Well, if that’s how you like to describe yourself then congratulations. Bully for you. You’ve made an interesting lifestyle choice but in no sense can you call that a political philosophy.Well, for all that I do see myself as a Conservative, I have always (since a nauseatingly young age in fact) described myself as an economic Conservative and a social liberal. I'm a Conservative in the same way that PJ O'Rourke is a Republican - the blog title wasn't just a grab at lustre-by-association. Bluntly, I want a government that leaves both my wallet and my cock alone - but since I use my wallet more often, I'm a Conservative.
Part of the problem here is the woolly and unhelpful use of words like 'liberal'. Neo-liberal economics is essentially a classically free-market position, slightly tweaked. Being liberal on personal matters ought to mean leaving them the hell alone - but 'liberals' often seem to want to intervene everywhere. If the Conservatives want to legislate on encouraging marriage, does that make them more or less liberal than the Labour Party who want ID cards, or the Liberal Democrats who want to ban petrol-engined cars?
Unity identifies, as a fatal weakness, the fact that Conservatism, as a philosophy, is inherently contradictory and hollow.
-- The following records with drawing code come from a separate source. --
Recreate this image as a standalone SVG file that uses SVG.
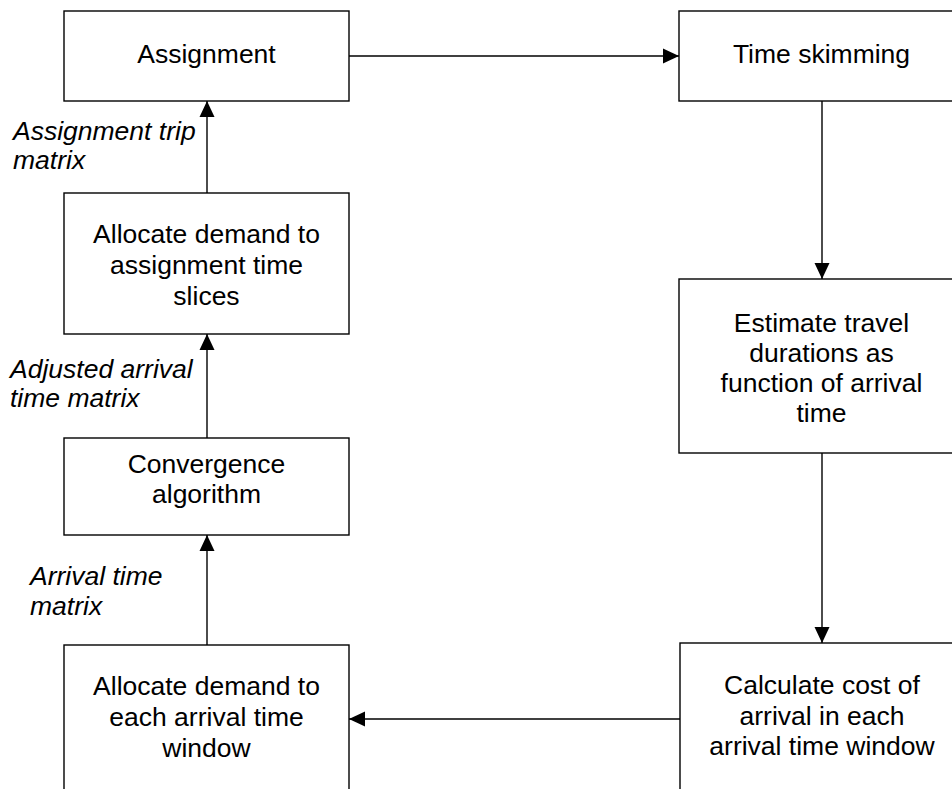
<svg xmlns="http://www.w3.org/2000/svg" width="952" height="789" viewBox="0 0 952 789">
<style>
.box{fill:#fff;stroke:#000;stroke-width:1.4}
.t{font-family:"Liberation Sans",Arial,sans-serif;font-size:26.5px;fill:#000;text-anchor:middle}
.lbl{font-family:"Liberation Sans",Arial,sans-serif;font-size:26.5px;font-style:italic;fill:#000}
.c{fill:none;stroke:#000;stroke-width:1.4}
</style>
<defs>
<marker id="ah" markerUnits="userSpaceOnUse" markerWidth="16" markerHeight="16" viewBox="0 0 16 16" refX="16" refY="8" orient="auto">
<path d="M0,0.5 L16,8 L0,15.5 Z" fill="#000"/>
</marker>
</defs>
<rect width="952" height="789" fill="#fff"/>
<g id="connectors">
<line class="c" x1="349" y1="56" x2="679" y2="56" marker-end="url(#ah)"/>
<line class="c" x1="822" y1="101" x2="822" y2="279" marker-end="url(#ah)"/>
<line class="c" x1="822" y1="453" x2="822" y2="643" marker-end="url(#ah)"/>
<line class="c" x1="680" y1="719" x2="349" y2="719" marker-end="url(#ah)"/>
<line class="c" x1="207" y1="645" x2="207" y2="535" marker-end="url(#ah)"/>
<line class="c" x1="207" y1="438" x2="207" y2="334" marker-end="url(#ah)"/>
<line class="c" x1="207" y1="193" x2="207" y2="101" marker-end="url(#ah)"/>
</g>
<g id="labels">
<text class="lbl" x="13" y="140">Assignment trip</text>
<text class="lbl" x="13" y="169">matrix</text>
<text class="lbl" x="10" y="378">Adjusted arrival</text>
<text class="lbl" x="10" y="407">time matrix</text>
<text class="lbl" x="30" y="585">Arrival time</text>
<text class="lbl" x="30" y="615">matrix</text>
</g>
<g id="assignment">
<rect class="box" x="64" y="11" width="285" height="90"/>
<text class="t" x="206.5" y="63">Assignment</text>
</g>
<g id="time-skimming">
<rect class="box" x="679" y="11" width="285" height="90"/>
<text class="t" x="821.5" y="63">Time skimming</text>
</g>
<g id="allocate-slices">
<rect class="box" x="64" y="193" width="285" height="141"/>
<text class="t" x="206.5" y="243">Allocate demand to</text>
<text class="t" x="206.5" y="274">assignment time</text>
<text class="t" x="206.5" y="305">slices</text>
</g>
<g id="estimate">
<rect class="box" x="679" y="279" width="285" height="174"/>
<text class="t" x="821.5" y="332">Estimate travel</text>
<text class="t" x="821.5" y="362">durations as</text>
<text class="t" x="821.5" y="392">function of arrival</text>
<text class="t" x="821.5" y="422">time</text>
</g>
<g id="convergence">
<rect class="box" x="64" y="438" width="285" height="97"/>
<text class="t" x="206.5" y="473">Convergence</text>
<text class="t" x="206.5" y="503">algorithm</text>
</g>
<g id="allocate-window">
<rect class="box" x="64" y="645" width="285" height="170"/>
<text class="t" x="206.5" y="695">Allocate demand to</text>
<text class="t" x="206.5" y="726">each arrival time</text>
<text class="t" x="206.5" y="757">window</text>
</g>
<g id="calculate">
<rect class="box" x="680" y="643" width="285" height="170"/>
<text class="t" x="822" y="694">Calculate cost of</text>
<text class="t" x="822" y="725">arrival in each</text>
<text class="t" x="822" y="755">arrival time window</text>
</g>
</svg>
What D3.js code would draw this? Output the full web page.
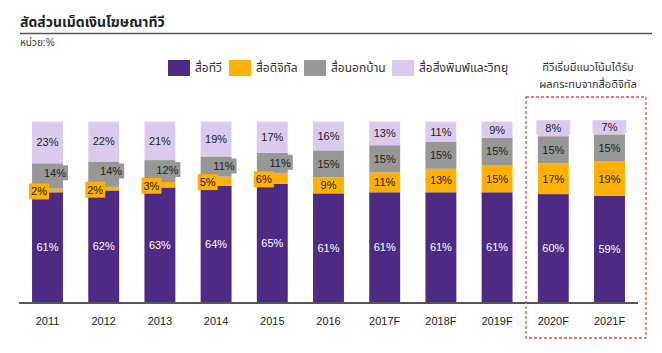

In a sense, though, that's less of a bug than feature. Strong and coherent ideas are quite often wholly wrong. Fascism (in its theoretical sense) is moderately coherent, Communism more so, Theocracy more so than either. None are desirable. When Benjamin Disraeli said that a Conservative Government was an organised hypocrisy, he wasn't being rude.
Conservatism holds, more or less, that Government is usually worse than the alternative - yet when in power, they have, obviously, to exercise Executive power. Often, they will have to extend it. It has always been hard to define Conservatism, as usually it genuinely doesn't stand for anything. There are no great texts that a Conservative can shake and say 'See! It's all in there!'
Unity, in my view correctly, identifies the libertarian right as the most influential (and funniest, best-written and prolific) part of the 'right-wing' British blogosphere. Have a look at my links on the right - Mr Eugenides, the Devil's Kitchen, Dizzy, Guido (though Unity won't like that one): all are from the libertarian side. Of classic Conservatives, probably only Matt Sinclair counts. Since I flirt with libertarianism myself, particularly on social policy, why don't I consider myself one?
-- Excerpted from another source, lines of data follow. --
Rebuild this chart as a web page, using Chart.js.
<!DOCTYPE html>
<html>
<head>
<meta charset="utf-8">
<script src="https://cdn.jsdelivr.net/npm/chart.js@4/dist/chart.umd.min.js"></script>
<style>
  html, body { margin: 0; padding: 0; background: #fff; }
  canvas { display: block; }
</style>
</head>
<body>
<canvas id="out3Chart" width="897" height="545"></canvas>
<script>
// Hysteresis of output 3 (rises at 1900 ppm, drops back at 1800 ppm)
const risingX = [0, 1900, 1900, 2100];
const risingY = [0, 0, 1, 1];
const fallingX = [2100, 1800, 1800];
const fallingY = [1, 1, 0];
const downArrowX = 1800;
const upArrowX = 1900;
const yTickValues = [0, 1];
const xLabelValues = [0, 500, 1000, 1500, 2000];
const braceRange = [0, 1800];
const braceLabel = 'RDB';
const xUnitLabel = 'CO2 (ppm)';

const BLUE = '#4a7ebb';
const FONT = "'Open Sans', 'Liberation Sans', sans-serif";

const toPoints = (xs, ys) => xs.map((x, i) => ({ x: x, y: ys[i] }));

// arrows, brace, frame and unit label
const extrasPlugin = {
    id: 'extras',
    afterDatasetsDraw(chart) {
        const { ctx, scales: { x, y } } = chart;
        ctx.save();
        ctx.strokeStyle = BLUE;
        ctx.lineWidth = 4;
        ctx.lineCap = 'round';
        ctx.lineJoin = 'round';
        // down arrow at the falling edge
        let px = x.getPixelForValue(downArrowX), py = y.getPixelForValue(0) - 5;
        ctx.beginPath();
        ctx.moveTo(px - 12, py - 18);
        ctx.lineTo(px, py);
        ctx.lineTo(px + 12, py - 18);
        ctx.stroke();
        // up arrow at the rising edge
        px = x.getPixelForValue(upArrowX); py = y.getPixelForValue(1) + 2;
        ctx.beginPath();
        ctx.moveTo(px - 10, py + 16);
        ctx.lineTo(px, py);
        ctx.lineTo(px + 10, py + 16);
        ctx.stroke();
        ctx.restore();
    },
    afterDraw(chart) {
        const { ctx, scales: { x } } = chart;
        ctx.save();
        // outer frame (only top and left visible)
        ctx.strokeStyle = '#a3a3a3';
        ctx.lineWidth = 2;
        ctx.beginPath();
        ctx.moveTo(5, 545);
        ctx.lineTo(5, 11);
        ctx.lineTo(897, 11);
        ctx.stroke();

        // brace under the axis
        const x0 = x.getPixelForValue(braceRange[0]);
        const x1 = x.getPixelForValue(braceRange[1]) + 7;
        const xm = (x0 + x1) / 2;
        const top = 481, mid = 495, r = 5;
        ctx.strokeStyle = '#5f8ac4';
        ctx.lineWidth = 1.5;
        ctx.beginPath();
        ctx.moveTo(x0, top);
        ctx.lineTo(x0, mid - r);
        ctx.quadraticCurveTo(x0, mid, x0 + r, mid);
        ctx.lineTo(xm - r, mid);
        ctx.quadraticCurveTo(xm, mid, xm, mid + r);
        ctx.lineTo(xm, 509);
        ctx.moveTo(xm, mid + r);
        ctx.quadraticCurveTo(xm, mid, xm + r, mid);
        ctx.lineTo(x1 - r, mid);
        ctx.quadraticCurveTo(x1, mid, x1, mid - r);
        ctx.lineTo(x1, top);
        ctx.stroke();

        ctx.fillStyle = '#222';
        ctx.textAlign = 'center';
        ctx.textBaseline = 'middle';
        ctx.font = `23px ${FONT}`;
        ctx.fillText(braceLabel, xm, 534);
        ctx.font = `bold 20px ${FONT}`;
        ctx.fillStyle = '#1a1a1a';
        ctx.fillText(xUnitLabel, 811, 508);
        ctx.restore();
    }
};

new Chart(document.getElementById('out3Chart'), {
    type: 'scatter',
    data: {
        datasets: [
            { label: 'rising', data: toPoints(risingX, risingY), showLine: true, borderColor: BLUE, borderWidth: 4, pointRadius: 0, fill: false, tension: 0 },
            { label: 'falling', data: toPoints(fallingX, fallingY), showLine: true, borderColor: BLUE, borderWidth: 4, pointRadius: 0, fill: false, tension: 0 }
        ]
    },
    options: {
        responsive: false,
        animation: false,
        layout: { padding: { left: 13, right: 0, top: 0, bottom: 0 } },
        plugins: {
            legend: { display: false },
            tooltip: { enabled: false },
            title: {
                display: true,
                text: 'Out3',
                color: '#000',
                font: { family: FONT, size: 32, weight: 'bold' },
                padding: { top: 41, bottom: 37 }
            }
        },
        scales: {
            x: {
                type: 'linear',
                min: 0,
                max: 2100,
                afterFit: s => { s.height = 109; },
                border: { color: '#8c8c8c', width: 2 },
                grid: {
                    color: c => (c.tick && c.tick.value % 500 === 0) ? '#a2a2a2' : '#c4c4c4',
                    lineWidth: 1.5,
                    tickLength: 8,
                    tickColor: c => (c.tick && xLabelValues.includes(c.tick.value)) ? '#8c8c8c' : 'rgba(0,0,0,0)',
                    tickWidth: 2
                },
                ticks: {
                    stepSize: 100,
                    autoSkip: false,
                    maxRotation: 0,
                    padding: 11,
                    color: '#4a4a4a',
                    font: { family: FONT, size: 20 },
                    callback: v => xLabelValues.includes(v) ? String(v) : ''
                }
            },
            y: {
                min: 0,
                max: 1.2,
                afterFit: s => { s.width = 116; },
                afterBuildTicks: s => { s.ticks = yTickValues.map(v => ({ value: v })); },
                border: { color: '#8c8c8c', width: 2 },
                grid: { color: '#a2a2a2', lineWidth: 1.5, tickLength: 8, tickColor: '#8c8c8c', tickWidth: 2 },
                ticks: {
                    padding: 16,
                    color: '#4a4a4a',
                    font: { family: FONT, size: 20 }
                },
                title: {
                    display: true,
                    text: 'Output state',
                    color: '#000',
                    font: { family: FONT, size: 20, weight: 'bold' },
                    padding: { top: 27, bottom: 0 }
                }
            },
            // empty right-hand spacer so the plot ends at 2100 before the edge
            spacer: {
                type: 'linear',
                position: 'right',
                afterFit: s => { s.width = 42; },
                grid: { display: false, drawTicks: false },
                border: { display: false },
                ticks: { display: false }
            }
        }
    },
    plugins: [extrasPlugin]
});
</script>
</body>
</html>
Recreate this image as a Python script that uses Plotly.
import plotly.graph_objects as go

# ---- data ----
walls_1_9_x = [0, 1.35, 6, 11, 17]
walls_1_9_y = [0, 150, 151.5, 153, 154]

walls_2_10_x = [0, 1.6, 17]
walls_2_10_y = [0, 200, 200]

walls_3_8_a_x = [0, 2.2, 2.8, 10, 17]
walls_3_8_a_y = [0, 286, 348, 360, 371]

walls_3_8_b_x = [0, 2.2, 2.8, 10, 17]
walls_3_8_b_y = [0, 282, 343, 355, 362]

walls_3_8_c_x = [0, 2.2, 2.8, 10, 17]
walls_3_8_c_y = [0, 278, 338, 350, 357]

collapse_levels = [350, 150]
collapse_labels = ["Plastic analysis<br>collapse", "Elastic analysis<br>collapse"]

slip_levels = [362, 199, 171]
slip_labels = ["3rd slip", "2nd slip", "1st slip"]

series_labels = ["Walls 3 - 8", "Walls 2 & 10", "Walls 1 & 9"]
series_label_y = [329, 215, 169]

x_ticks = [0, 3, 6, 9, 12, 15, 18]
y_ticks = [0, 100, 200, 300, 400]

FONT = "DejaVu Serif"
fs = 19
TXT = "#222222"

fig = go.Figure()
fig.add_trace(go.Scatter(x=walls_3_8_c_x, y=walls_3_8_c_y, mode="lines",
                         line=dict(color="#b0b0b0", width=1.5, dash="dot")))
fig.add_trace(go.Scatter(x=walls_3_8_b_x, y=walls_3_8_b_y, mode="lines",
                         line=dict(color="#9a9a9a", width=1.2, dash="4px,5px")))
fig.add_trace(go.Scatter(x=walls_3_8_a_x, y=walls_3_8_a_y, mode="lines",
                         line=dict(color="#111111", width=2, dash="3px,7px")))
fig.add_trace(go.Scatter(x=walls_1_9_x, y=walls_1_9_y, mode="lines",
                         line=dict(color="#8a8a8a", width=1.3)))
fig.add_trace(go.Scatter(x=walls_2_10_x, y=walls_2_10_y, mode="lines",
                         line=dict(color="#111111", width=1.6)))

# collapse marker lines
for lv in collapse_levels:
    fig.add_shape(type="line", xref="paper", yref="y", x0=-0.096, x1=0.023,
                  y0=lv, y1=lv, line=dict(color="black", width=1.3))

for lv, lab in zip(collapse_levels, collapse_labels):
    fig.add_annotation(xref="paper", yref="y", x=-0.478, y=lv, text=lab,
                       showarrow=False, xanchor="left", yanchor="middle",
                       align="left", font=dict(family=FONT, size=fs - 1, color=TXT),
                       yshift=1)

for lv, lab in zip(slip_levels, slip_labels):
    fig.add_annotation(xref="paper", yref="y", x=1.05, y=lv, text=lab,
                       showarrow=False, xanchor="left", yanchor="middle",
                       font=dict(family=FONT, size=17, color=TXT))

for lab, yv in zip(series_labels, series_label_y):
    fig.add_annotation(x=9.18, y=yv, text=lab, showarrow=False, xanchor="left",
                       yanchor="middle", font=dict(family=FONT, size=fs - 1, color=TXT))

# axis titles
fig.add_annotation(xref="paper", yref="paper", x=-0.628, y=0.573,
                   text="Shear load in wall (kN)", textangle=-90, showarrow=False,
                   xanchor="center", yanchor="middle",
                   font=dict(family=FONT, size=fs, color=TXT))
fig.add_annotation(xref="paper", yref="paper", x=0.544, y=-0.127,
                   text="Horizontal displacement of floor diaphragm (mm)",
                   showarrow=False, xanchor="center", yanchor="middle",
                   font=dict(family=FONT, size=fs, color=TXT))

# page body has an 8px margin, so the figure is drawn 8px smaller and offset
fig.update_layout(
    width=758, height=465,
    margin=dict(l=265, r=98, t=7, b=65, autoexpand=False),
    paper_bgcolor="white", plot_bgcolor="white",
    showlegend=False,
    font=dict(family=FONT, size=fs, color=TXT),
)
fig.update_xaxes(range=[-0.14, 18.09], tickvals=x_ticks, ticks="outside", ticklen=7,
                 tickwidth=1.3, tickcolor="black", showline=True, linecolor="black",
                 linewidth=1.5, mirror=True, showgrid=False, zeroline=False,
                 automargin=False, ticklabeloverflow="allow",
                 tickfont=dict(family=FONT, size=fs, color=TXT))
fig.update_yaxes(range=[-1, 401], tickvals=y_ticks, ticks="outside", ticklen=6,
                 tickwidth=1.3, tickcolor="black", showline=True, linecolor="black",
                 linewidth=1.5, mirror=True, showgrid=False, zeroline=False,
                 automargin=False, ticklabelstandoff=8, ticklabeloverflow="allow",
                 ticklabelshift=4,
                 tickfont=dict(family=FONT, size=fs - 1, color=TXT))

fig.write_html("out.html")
PJ O'Rourke said that "A libertarian is a conservative with an acknowledged vice, like, say, a teenage girlfriend." I'm not sure I'd go so far as to say that, but I would say that Conservatives are, essentially, sober libertarians. Get a few drinks in us and we support flat taxes, legalised drugs and, when my wife's not listening, probably teenaged girlfriends. But, in the grey mornings, Conservatives tend to think that these might be nice ideas, but they won't work. The inner civil-servant is an ever-present in most Conservative thinkers.
I've gone on a bit, and I'm not really sure whether or not I've addressed the question of what sort of Conservative I am, let alone what Conservatism means. Iain Macleod gave the pithiest summing-up of this view of Conservatism:
"The Socialists can scheme their schemes; The Liberals can dream their dreams: we have work to do."